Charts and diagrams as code
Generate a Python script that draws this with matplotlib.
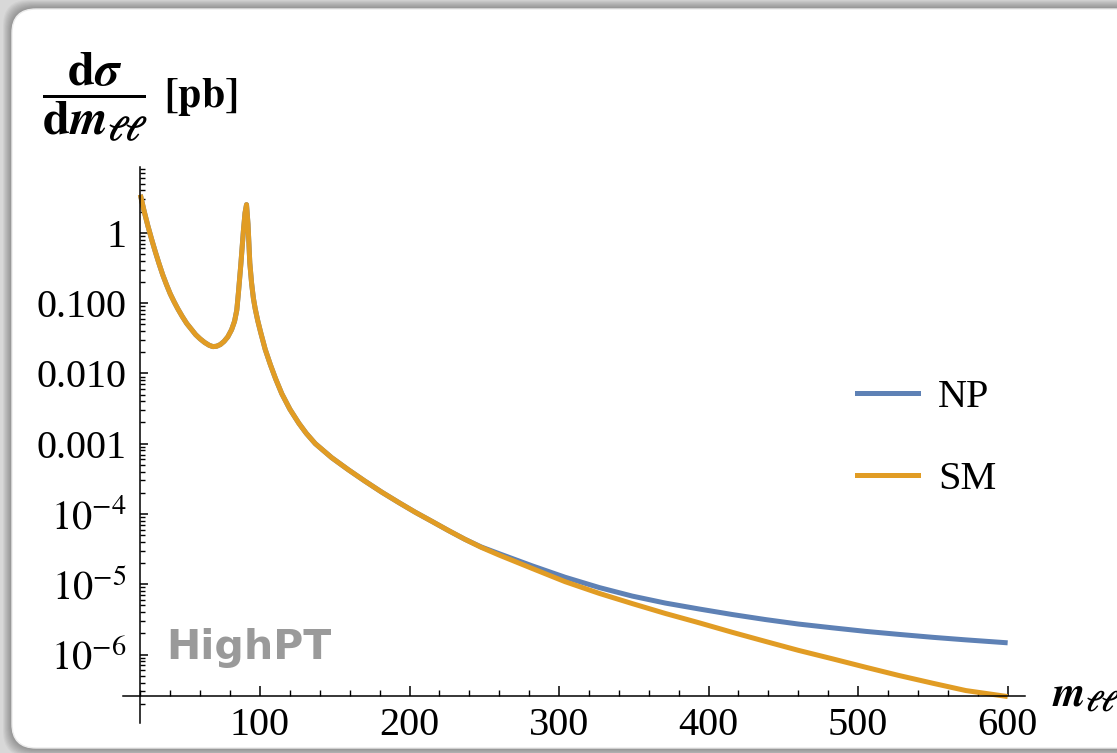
import numpy as np
import matplotlib
matplotlib.use("Agg")
from matplotlib import pyplot as plt
from matplotlib.patches import FancyBboxPatch
from matplotlib.lines import Line2D
from matplotlib.ticker import FixedLocator, FixedFormatter, LogLocator, MultipleLocator, NullFormatter

# Dilepton invariant mass [GeV].
m_ll = [20, 22.5, 25, 27.5, 30, 32.5, 35, 37.5, 40, 42.5, 45, 48, 51, 54, 57, 60, 63, 66,
        68.5, 71, 73.5, 76, 78.5, 81, 83, 84.5, 85.6, 87.2, 88.9, 90.0, 91.0, 92.0, 93.2,
        94.4, 95.6, 96.8, 98.5, 100.5, 103.5, 107, 110.5, 114.6, 120, 126, 131, 137, 148,
        159, 170, 181.5, 192.7, 203.8, 215, 226, 237, 248, 260, 282, 304, 327, 349, 371,
        394, 416, 438, 460, 483, 505, 527, 550, 572, 600]

# Standard Model differential cross section [pb].
sigma_sm = [3.47, 2.04, 1.26, 0.813, 0.537, 0.363, 0.251, 0.182, 0.135, 0.105, 0.0832,
            0.0646, 0.0513, 0.0427, 0.0355, 0.0309, 0.0275, 0.0251, 0.0240, 0.0243, 0.0257,
            0.0285, 0.0331, 0.0417, 0.0550, 0.0794, 0.141, 0.355, 1.05, 1.91, 2.51, 1.32,
            0.372, 0.191, 0.117, 0.0832, 0.0562, 0.0380, 0.0219, 0.0132, 0.00832, 0.00513,
            0.00309, 0.00195, 0.00140, 0.00100, 6.31e-4, 4.27e-4, 2.95e-4, 2.04e-4, 1.46e-4,
            1.06e-4, 7.85e-5, 5.82e-5, 4.37e-5, 3.35e-5, 2.60e-5, 1.68e-5, 1.09e-5, 7.41e-6,
            5.31e-6, 3.85e-6, 2.82e-6, 2.07e-6, 1.54e-6, 1.15e-6, 8.69e-7, 6.61e-7, 5.06e-7,
            3.91e-7, 3.08e-7, 2.53e-7]

# New physics differential cross section [pb], identical to the SM at low mass.
sigma_np = sigma_sm[:55] + [3.39e-5, 2.72e-5, 1.83e-5, 1.26e-5, 8.97e-6, 6.79e-6, 5.41e-6,
                            4.44e-6, 3.71e-6, 3.15e-6, 2.72e-6, 2.40e-6, 2.14e-6, 1.94e-6,
                            1.76e-6, 1.62e-6, 1.47e-6]

# Axis ticks.
y_ticks = [1, 0.1, 0.01, 0.001, 1e-4, 1e-5, 1e-6]
y_tick_labels = ["1", "0.100", "0.010", "0.001", r"$10^{-4}$", r"$10^{-5}$", r"$10^{-6}$"]
x_ticks = [100, 200, 300, 400, 500, 600]
series_labels = ["NP", "SM"]

# Fonts, Times-like as in the original.
plt.rcParams['font.family'] = 'serif'
plt.rcParams['font.serif'] = ['Liberation Serif', 'DejaVu Serif']
plt.rcParams['mathtext.fontset'] = 'stix'

W, H = 1117, 753
fig = plt.figure(figsize=(W / 100, H / 100), dpi=100)
fig.patch.set_facecolor('#d8d8d8')

# Background panel with a soft shadow, drawn in pixel coordinates.
bg = fig.add_axes([0, 0, 1, 1])
bg.set_xlim(0, W)
bg.set_ylim(H, 0)
bg.axis('off')
for i in range(10, 0, -1):
    shadow = FancyBboxPatch((12 - i * 0.9, 9 - i * 0.9), 1200, 739 + i * 1.8,
                            boxstyle="round,pad=0,rounding_size=26",
                            facecolor='black', edgecolor='none', alpha=0.035)
    bg.add_patch(shadow)
panel = FancyBboxPatch((12, 9), 1200, 739, boxstyle="round,pad=0,rounding_size=24",
                       facecolor='white', edgecolor='#ececec', linewidth=1)
bg.add_patch(panel)

# Main plot axes.
ax = fig.add_axes([123 / W, 1 - 723 / H, 902 / W, 556 / H])
ax.patch.set_alpha(0)
ax.set_yscale('log')
ax.set_xlim(8.4, 611.6)
ax.set_ylim(10 ** -6.973, 10 ** 0.935)

ax.plot(m_ll, sigma_np, color='#5E81B5', linewidth=3.6, solid_capstyle='butt', label=series_labels[0])
ax.plot(m_ll, sigma_sm, color='#E19C24', linewidth=3.6, solid_capstyle='butt', label=series_labels[1])

# Mathematica-style crossing axes.
for side in ['top', 'right']:
    ax.spines[side].set_visible(False)
ax.spines['left'].set_position(('data', 20))
ax.spines['bottom'].set_position(('data', 10 ** -6.593))
for side in ['left', 'bottom']:
    ax.spines[side].set_linewidth(1.1)

ax.yaxis.set_major_locator(FixedLocator(y_ticks))
ax.yaxis.set_major_formatter(FixedFormatter(y_tick_labels))
ax.yaxis.set_minor_locator(LogLocator(base=10, subs=np.arange(2, 10), numticks=30))
ax.yaxis.set_minor_formatter(NullFormatter())
ax.xaxis.set_major_locator(FixedLocator(x_ticks))
ax.xaxis.set_minor_locator(MultipleLocator(20))

ax.tick_params(axis='y', which='major', direction='in', length=6, width=1.1, labelsize=29, pad=10)
ax.tick_params(axis='y', which='minor', direction='in', length=3.6, width=1.0)
ax.tick_params(axis='x', which='major', direction='in', length=7.2, width=1.1, labelsize=29, pad=8)
ax.tick_params(axis='x', which='minor', direction='in', length=4.3, width=1.0)

# Legend.
handles = [Line2D([], [], color='#5E81B5', linewidth=3.6),
           Line2D([], [], color='#E19C24', linewidth=3.6)]
ax.legend(handles, series_labels, loc='center left', frameon=False, fontsize=29,
          bbox_to_anchor=(857 / W, 1 - 438.5 / H), bbox_transform=fig.transFigure,
          borderpad=0, borderaxespad=0, handlelength=1.52, handletextpad=0.5, labelspacing=1.1)

# Axis labels.
bg.text(42, 97, r'$\dfrac{\mathbf{d}\boldsymbol{\sigma}}{\mathbf{d}\boldsymbol{m}_{\boldsymbol{\ell\ell}}}$',
        fontsize=35, ha='left', va='center')
bg.text(164, 97, r'$\mathbf{[pb]}$', fontsize=30, ha='left', va='center')
bg.text(1052, 706, r'$\boldsymbol{m}_{\boldsymbol{\ell\ell}}$', fontsize=30, ha='left', va='baseline')

# Watermark.
bg.text(166, 659, 'HighPT', fontsize=29.5, family='DejaVu Sans', fontweight='bold',
        color='#9a9a9a', ha='left', va='baseline')

fig.savefig('out.png', dpi=100, facecolor=fig.get_facecolor())
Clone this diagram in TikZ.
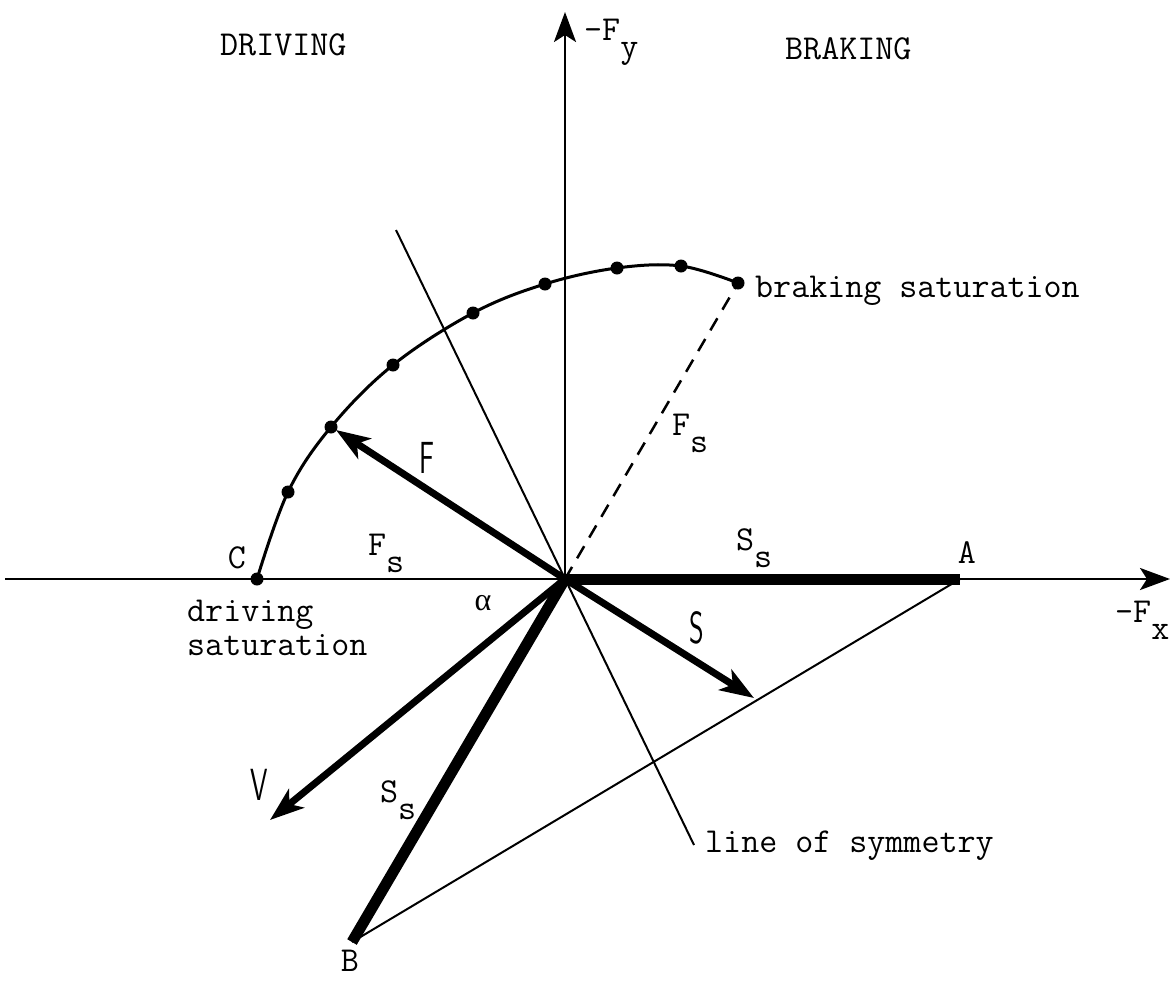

WORK TO BE COMPLETED
Copy every line that includes the string "with" from the material above.

REPLY TO THE EXERCISE
Generate a Python script that draws this with matplotlib.
# Background panel with a soft shadow, drawn in pixel coordinates.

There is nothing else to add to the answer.